= DATASET EXCERPT =
↓
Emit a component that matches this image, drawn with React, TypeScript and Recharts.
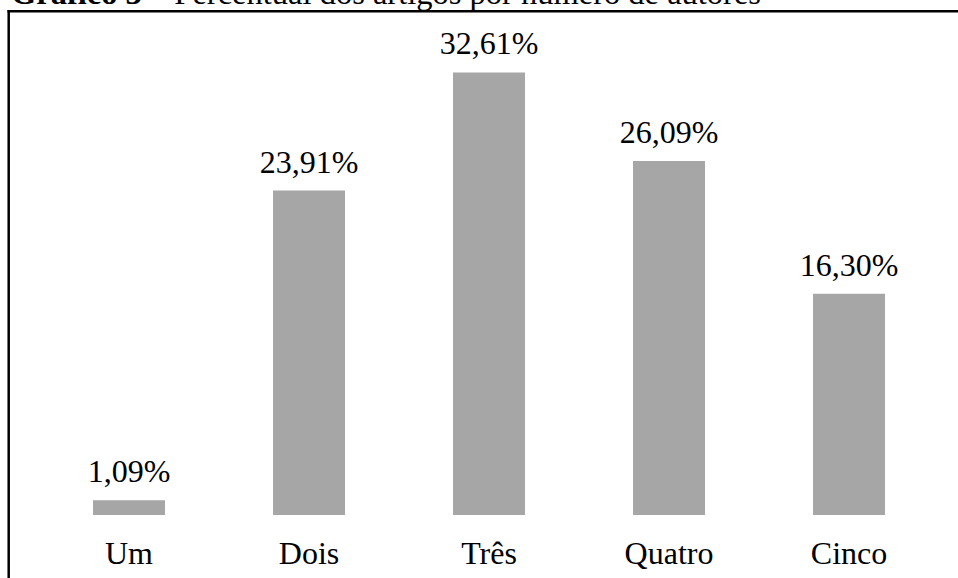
import { BarChart, Bar, XAxis, YAxis, LabelList } from "recharts";

const categories = ["Um", "Dois", "Três", "Quatro", "Cinco"];
const percentages = [1.09, 23.91, 32.61, 26.09, 16.3];

const data = categories.map((name, i) => ({ name, value: percentages[i] }));

const FONT = "'Liberation Serif', 'Times New Roman', serif";

const fmt = (v: number) => v.toFixed(2).replace(".", ",") + "%";

function CategoryTick(props: any) {
  const { x, y, payload } = props;
  return (
    <text x={x} y={y + 49} textAnchor="middle" fontFamily={FONT} fontSize={32} fill="#000">
      {payload.value}
    </text>
  );
}

function ValueLabel(props: any) {
  const { x, y, width, value } = props;
  return (
    <text x={x + width / 2} y={y - 18} textAnchor="middle" fontFamily={FONT} fontSize={32} fill="#000">
      {fmt(value)}
    </text>
  );
}

export default function App() {
  return (
    <div style={{ position: "absolute", left: 0, top: 0, width: 958, height: 578, background: "#fff", overflow: "hidden" }}>
      <BarChart width={958} height={578} data={data} margin={{ top: 40, right: 19, bottom: 0, left: 39 }}>
        <XAxis
          dataKey="name"
          height={63}
          axisLine={false}
          tickLine={false}
          tickSize={0}
          tickMargin={0}
          interval={0}
          tick={<CategoryTick />}
        />
        <YAxis hide domain={[0, 35]} />
        <Bar dataKey="value" fill="#a6a6a6" barSize={72} isAnimationActive={false}>
          <LabelList dataKey="value" content={<ValueLabel />} />
        </Bar>
      </BarChart>
      <svg width={958} height={578} style={{ position: "absolute", left: 0, top: 0, pointerEvents: "none" }}>
        <text x={11} y={4} fontFamily={FONT} fontSize={32.5} fill="#000">
          <tspan fontWeight="bold">Gráfico 3</tspan>
          <tspan> – Percentual dos artigos por número de autores</tspan>
        </text>
        <line x1={7.5} y1={11.2} x2={958} y2={11.2} stroke="#000" strokeWidth={2.4} />
        <line x1={8.7} y1={10} x2={8.7} y2={578} stroke="#000" strokeWidth={2.5} />
      </svg>
    </div>
  );
}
↑
Leave out the pictures, then repeat the listing above exactly from its first line to the line with "const fmt = (v: number)", inclusive.

= SOLUTION TO THIS EXERCISE =
Emit a component that matches this image, drawn with React, TypeScript and Recharts.
import { BarChart, Bar, XAxis, YAxis, LabelList } from "recharts";

const categories = ["Um", "Dois", "Três", "Quatro", "Cinco"];
const percentages = [1.09, 23.91, 32.61, 26.09, 16.3];

const data = categories.map((name, i) => ({ name, value: percentages[i] }));

const FONT = "'Liberation Serif', 'Times New Roman', serif";

const fmt = (v: number) => v.toFixed(2).replace(".", ",") + "%";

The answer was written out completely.